|
|
|
|
|
by samvher
1960 days ago
|
|
This is one part that I feel doesn't get talked about enough. A future where people move to bitcoin does extremely weird things to wealth distribution, where wealth is basically a function of the point in time of a person's switching to bitcoin more than anything else. I don't see how such a dissociation between wealth and effort/value/productivity could ever do good things for a society. I'm also confused about how people think and talk about the market cap. My sense is that the total economic value of bitcoin holders can't be much more than what they have collectively put in as dollars minus what was spent on mining, which is only a fraction of the market cap. If it's more you get a weird kind of inflation where it's not a central bank printing money, but where "value" seems to spring out of thin air just because the masses are attracted to bitcoin (with FOMO as the main reason). I can't quite wrap my head around all of this.
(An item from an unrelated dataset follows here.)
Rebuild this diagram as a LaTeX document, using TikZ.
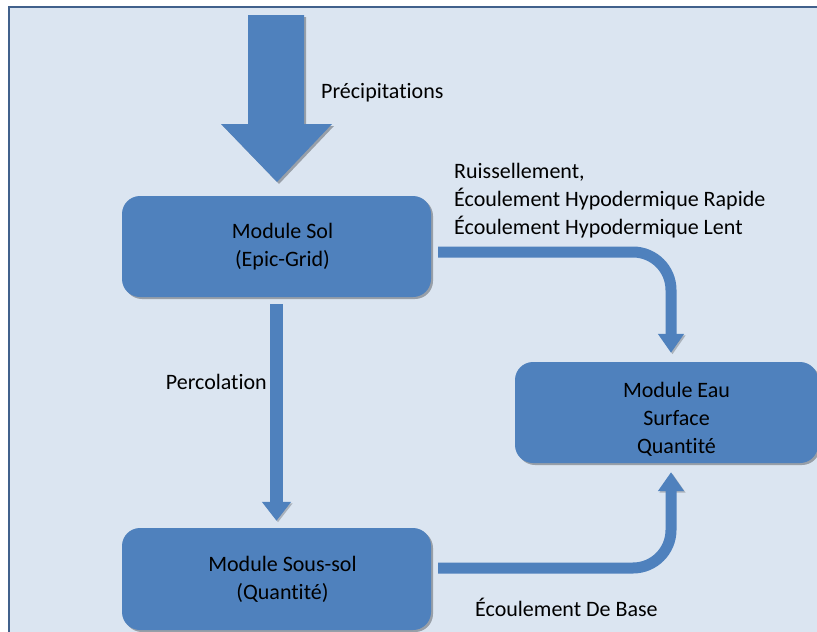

I've been interested in blockchain for quite a while and have been keeping up with what's going on, but many things about the cryptocurrency market just don't make fundamental sense to me. (Another example - Ether basically being the denomination for transaction prices on the Ethereum network, meaning the higher it's priced, the less useful the network is, which seems like a conflict.) I'll keep paying attention and see if I can learn a thing or two about real world (irrational?) economics. |
|
This isn't any different from other periods of great change in the past. A good chunk of the wealthy in the world are made up of those early to the industrial revolution, computer revolution, and internet revolution. This is just another step.
Eventually people will stop being early to Bitcoin and things will just be "normal" again until the next big change comes along.